Maybe its time to hear from on high whether OOM capability outweighs the
problems that seem to be associated with it?

Either that or we should be able to allow the end user/and the distros
to decide what gets killed by OOM.

Some people might like to just say to heck with it, and not let anything
get killed, while others may just want to protect certain things..

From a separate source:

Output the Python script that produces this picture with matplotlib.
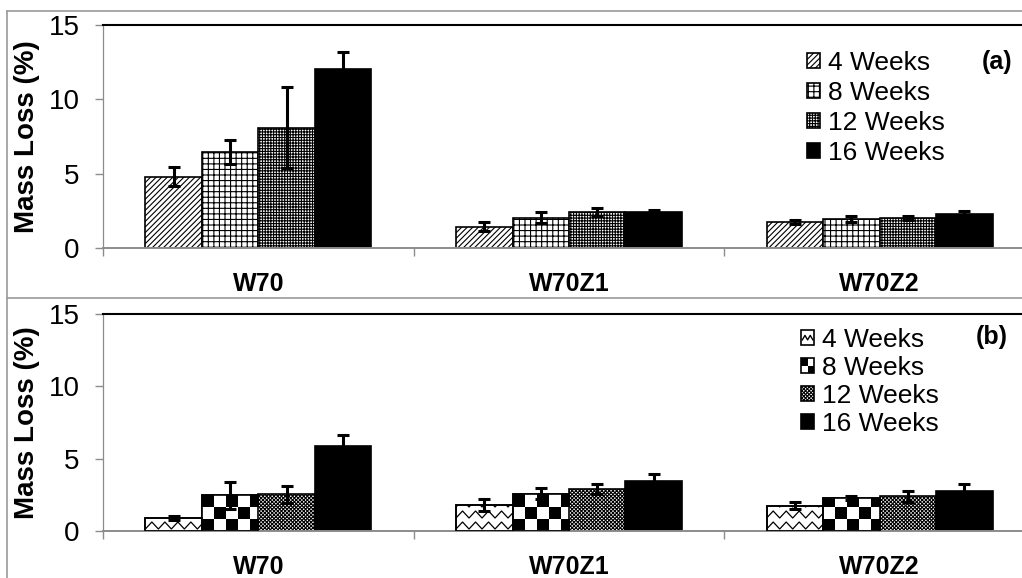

Speaking completely where I don't belong, and don't know enough about..
Just a thought, can we come up with a new form of execute bit that would
define whether OOM should affect the process? Then the app can be made
to be killable if not as root etc... As well as being applied simply at
a per application basis, because we KNOW that not all applications will
ever be completely system friendly..
There will always be useful programs that might not fit into a OOM model
well.

Linus has been notably quite of late about this issue, given the amount
of contention on this issue..

On 29 Mar 2001 07:41:44 -0800, David Konerding wrote:

> Now, if you're going to implement OOM, when it is absolutely necessary, at the very
> least, move the policy implementation out of the kernel. One of the general
> philosophies of Linux has been to move policy out of the kernel. In this case, you'd
> just have a root owned process with locked pages that can't be pre-empted, which
> implemented the policy. You'll never come up with an OOM policy that will fit
> everybody's needs unless it can be tuned for particular system's usage, and it's
> going to be far easier to come up with that policy if it's not in the kernel.